À l’instar de Katherine, Alfredo affiche une grande motivation et reste constamment à l’affût de nouvelles solutions : « Nous cherchons évidemment des moyens de limiter les dommages causés par les tempêtes de grêle. Je suis par exemple en train d’étudier la question des tunnels censés protéger les plants, mais cette solution me paraît très chère et j’ignore encore si c’est un investissement que je peux financièrement me permettre ».

 

Sur la route qui nous ramène à l’agence, je me remémore les paroles de Jaqueline lorsque je lui ai demandé ce qu’elle aimait le plus dans son travail et j’ai comme l’impression de mieux les comprendre à présent.

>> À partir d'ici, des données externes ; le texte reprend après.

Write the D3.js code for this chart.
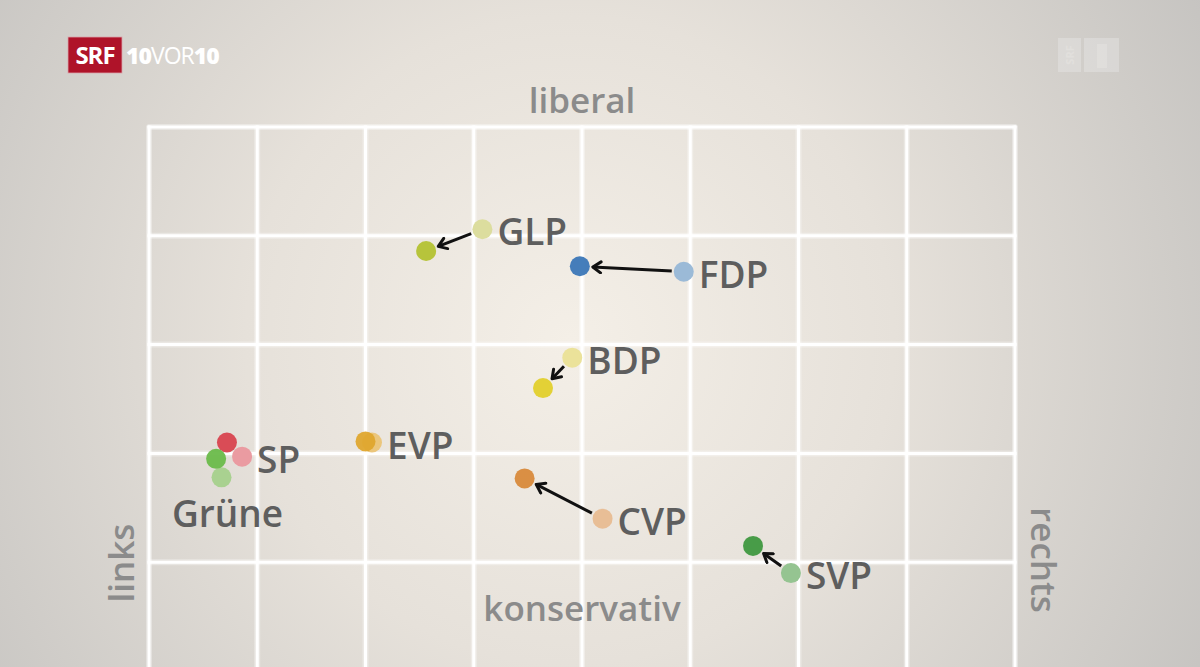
<!DOCTYPE html>
<html>
<head>
<meta charset="utf-8">
<script src="https://cdn.jsdelivr.net/npm/d3@7"></script>
<style>
  html, body { margin: 0; padding: 0; background: #cbc9c6; }
  svg { display: block; font-family: "Open Sans", "Noto Sans", sans-serif; }
</style>
</head>
<body>
<svg id="positions" width="1200" height="667"></svg>
<script>
// party positions, links(-) / rechts(+) and konservativ(-) / liberal(+)
var parties = ["GLP", "FDP", "BDP", "EVP", "SP", "Grüne", "CVP", "SVP"];
var oldX = [-0.92, 0.94, -0.09, -1.94, -3.14, -3.33, 0.19, 1.93];
var oldY = [ 3.06, 2.67,  1.88,  1.10,  0.97,  0.78, 0.40, -0.10];
var newX = [-1.44, -0.02, -0.36, -2.00, -3.28, -3.38, -0.53, 1.58];
var newY = [ 2.86, 2.72,  1.60,  1.11,  1.10,  0.95, 0.77, 0.15];
var labelSide = ["right", "right", "right", "right", "right", "below", "right", "right"];

var axisLabels = ["liberal", "konservativ", "links", "rechts"];

var newColors = ["#b4c232", "#3b77b7", "#e2d02c", "#dfa62e", "#d8434f", "#6abb4a", "#d88a3b", "#3f983f"];
var oldColors = ["#dcdd9e", "#9bbad7", "#ebe29a", "#ebc67c", "#ea9ba1", "#a9d190", "#e8be96", "#95c491"];

var svg = d3.select("svg#positions"),
	width = +svg.attr("width"),
	height = +svg.attr("height");

var xScale = d3.scaleLinear().domain([-4, 4]).range([149, 1015]);
var yScale = d3.scaleLinear().domain([4, -1]).range([127, 671]);

var defs = svg.append("defs");

var bg = defs.append("radialGradient")
	.attr("id", "bg")
	.attr("gradientUnits", "userSpaceOnUse")
	.attr("cx", 570).attr("cy", 340).attr("r", 720);
bg.append("stop").attr("offset", "0%").attr("stop-color", "#f4efe7");
bg.append("stop").attr("offset", "45%").attr("stop-color", "#e6e1da");
bg.append("stop").attr("offset", "100%").attr("stop-color", "#c6c4c1");

defs.append("marker")
	.attr("id", "arrow")
	.attr("viewBox", "0 0 14 14")
	.attr("markerUnits", "userSpaceOnUse")
	.attr("markerWidth", 14)
	.attr("markerHeight", 14)
	.attr("refX", 11)
	.attr("refY", 7)
	.attr("orient", "auto")
  .append("path")
	.attr("d", "M3,1.5 L11,7 L3,12.5")
	.attr("fill", "none")
	.attr("stroke", "#111")
	.attr("stroke-width", 3)
	.attr("stroke-linecap", "round")
	.attr("stroke-linejoin", "round");

svg.append("rect")
	.attr("width", width)
	.attr("height", height)
	.attr("fill", "url(#bg)");

// grid
var gx = xScale.ticks(8),
	gy = d3.range(4, -2, -1);

var grid = svg.append("g").attr("class", "grid");

grid.selectAll("line.glow-v")
	.data(gx)
	.enter().append("line")
	  .attr("x1", function(d) { return xScale(d); })
	  .attr("x2", function(d) { return xScale(d); })
	  .attr("y1", yScale(4) - 1.5)
	  .attr("y2", height + 5)
	  .attr("stroke", "#fff")
	  .attr("stroke-opacity", 0.35)
	  .attr("stroke-width", 6);

grid.selectAll("line.glow-h")
	.data(gy)
	.enter().append("line")
	  .attr("x1", xScale(-4) - 1.5)
	  .attr("x2", xScale(4) + 1.5)
	  .attr("y1", function(d) { return yScale(d); })
	  .attr("y2", function(d) { return yScale(d); })
	  .attr("stroke", "#fff")
	  .attr("stroke-opacity", 0.35)
	  .attr("stroke-width", 6);

grid.selectAll("line.v")
	.data(gx)
	.enter().append("line")
	  .attr("class", "v")
	  .attr("x1", function(d) { return xScale(d); })
	  .attr("x2", function(d) { return xScale(d); })
	  .attr("y1", yScale(4) - 1.5)
	  .attr("y2", height + 5)
	  .attr("stroke", "#fff")
	  .attr("stroke-width", 3);

grid.selectAll("line.h")
	.data(gy)
	.enter().append("line")
	  .attr("class", "h")
	  .attr("x1", xScale(-4) - 1.5)
	  .attr("x2", xScale(4) + 1.5)
	  .attr("y1", function(d) { return yScale(d); })
	  .attr("y2", function(d) { return yScale(d); })
	  .attr("stroke", "#fff")
	  .attr("stroke-width", 3);

// axis words
var axisCol = "#8b8b8b";
svg.append("text")
	.attr("x", xScale(0)).attr("y", 113)
	.attr("text-anchor", "middle")
	.attr("font-size", 35).attr("font-weight", 600)
	.attr("fill", axisCol)
	.text(axisLabels[0]);

svg.append("text")
	.attr("x", xScale(0)).attr("y", 621)
	.attr("text-anchor", "middle")
	.attr("font-size", 35).attr("font-weight", 600)
	.attr("fill", axisCol)
	.text(axisLabels[1]);

svg.append("text")
	.attr("transform", "translate(134,563) rotate(-90)")
	.attr("text-anchor", "middle")
	.attr("font-size", 35).attr("font-weight", 600)
	.attr("fill", axisCol)
	.text(axisLabels[2]);

svg.append("text")
	.attr("transform", "translate(1031,560) rotate(90)")
	.attr("text-anchor", "middle")
	.attr("font-size", 35).attr("font-weight", 600)
	.attr("fill", axisCol)
	.text(axisLabels[3]);

// build rows
var rows = parties.map(function(p, i) {
	return { id: p, ox: oldX[i], oy: oldY[i], nx: newX[i], ny: newY[i],
		side: labelSide[i], c0: oldColors[i], c1: newColors[i] };
});

var r = 10;

// arrows from old to new position
var arrows = rows.filter(function(d) {
	var dx = xScale(d.nx) - xScale(d.ox), dy = yScale(d.ny) - yScale(d.oy);
	return Math.sqrt(dx * dx + dy * dy) > 30;
});

svg.append("g").attr("class", "arrows")
	.selectAll("line")
	.data(arrows)
	.enter().append("line")
	  .each(function(d) {
		var x0 = xScale(d.ox), y0 = yScale(d.oy),
			x1 = xScale(d.nx), y1 = yScale(d.ny),
			len = Math.sqrt((x1 - x0) * (x1 - x0) + (y1 - y0) * (y1 - y0)),
			ux = (x1 - x0) / len, uy = (y1 - y0) / len;
		d3.select(this)
			.attr("x1", x0 + ux * (r + 2))
			.attr("y1", y0 + uy * (r + 2))
			.attr("x2", x1 - ux * (r + 3))
			.attr("y2", y1 - uy * (r + 3));
	  })
	  .attr("stroke", "#111")
	  .attr("stroke-width", 3)
	  .attr("marker-end", "url(#arrow)");

// old positions (pale) then new positions
var dots = svg.append("g").attr("class", "dots");

dots.selectAll("circle.old")
	.data(rows)
	.enter().append("circle")
	  .attr("class", "old")
	  .attr("cx", function(d) { return xScale(d.ox); })
	  .attr("cy", function(d) { return yScale(d.oy); })
	  .attr("r", r)
	  .attr("fill", function(d) { return d.c0; });

dots.selectAll("circle.new")
	.data(rows)
	.enter().append("circle")
	  .attr("class", "new")
	  .attr("cx", function(d) { return xScale(d.nx); })
	  .attr("cy", function(d) { return yScale(d.ny); })
	  .attr("r", r)
	  .attr("fill", function(d) { return d.c1; })
	  .attr("fill-opacity", 0.95);

// party names
svg.append("g").attr("class", "labels")
	.selectAll("text")
	.data(rows)
	.enter().append("text")
	  .attr("x", function(d) { return d.side == "below" ? xScale(d.ox) + 6 : xScale(d.ox) + 15; })
	  .attr("y", function(d) { return d.side == "below" ? yScale(d.oy) + 50 : yScale(d.oy) + 16; })
	  .attr("text-anchor", function(d) { return d.side == "below" ? "middle" : "start"; })
	  .attr("font-size", 37)
	  .attr("font-weight", 600)
	  .attr("fill", "#5e5e5e")
	  .text(function(d) { return d.id; });

// broadcaster logo
var logo = svg.append("g").attr("class", "logo");
logo.append("rect")
	.attr("x", 68).attr("y", 37).attr("width", 54).attr("height", 36)
	.attr("fill", "#af1329")
	.attr("stroke", "#d9a3aa").attr("stroke-width", 0.8);
logo.append("text")
	.attr("x", 95).attr("y", 64)
	.attr("text-anchor", "middle")
	.attr("font-size", 24).attr("font-weight", 700)
	.attr("letter-spacing", -1)
	.attr("fill", "#fff")
	.text("SRF");
var show = logo.append("text")
	.attr("x", 126).attr("y", 64)
	.attr("font-size", 23)
	.attr("letter-spacing", -1)
	.attr("fill", "#fff");
show.append("tspan").attr("font-weight", 800).text("10");
show.append("tspan").attr("font-weight", 400).text("VOR");
show.append("tspan").attr("font-weight", 800).text("10");

// faint channel bug top right
var bug = svg.append("g").attr("class", "bug").attr("opacity", 0.35);
bug.append("rect").attr("x", 1058).attr("y", 38).attr("width", 23).attr("height", 34).attr("fill", "#eee");
bug.append("rect").attr("x", 1084).attr("y", 38).attr("width", 35).attr("height", 34).attr("fill", "#eee");
bug.append("text")
	.attr("transform", "translate(1074,55) rotate(-90)")
	.attr("text-anchor", "middle")
	.attr("font-size", 11).attr("font-weight", 700)
	.attr("fill", "#fff")
	.text("SRF");
bug.append("rect").attr("x", 1097).attr("y", 44).attr("width", 10).attr("height", 24).attr("fill", "#fff");
</script>
</body>
</html>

Je l’entends encore dire : « Ce que j'aime dans la microfinance, c’est la relation très étroite que l’on entretient avec le client. Lorsqu’on accorde un micro-crédit, on apprend à bien connaître la personne : on parle au client, à sa famille, on les écoute, on apprend à connaître leur vie, leur passé et on partage leurs projets. Ces personnes n’ont pas été à l’école supérieure, elles n’ont ni diplôme universitaire ni compétences linguistiques, mais elles disposent d’une ressource plus importante : la motivation et le sens de l’initiative. Elles sont prêtes à prendre des risques et impatientes de développer leur activité. Voir chaque jour des personnes comme elles parvenir à aller de l'avant et réussir dans la vie, c'est cela, ma plus grande satisfaction ».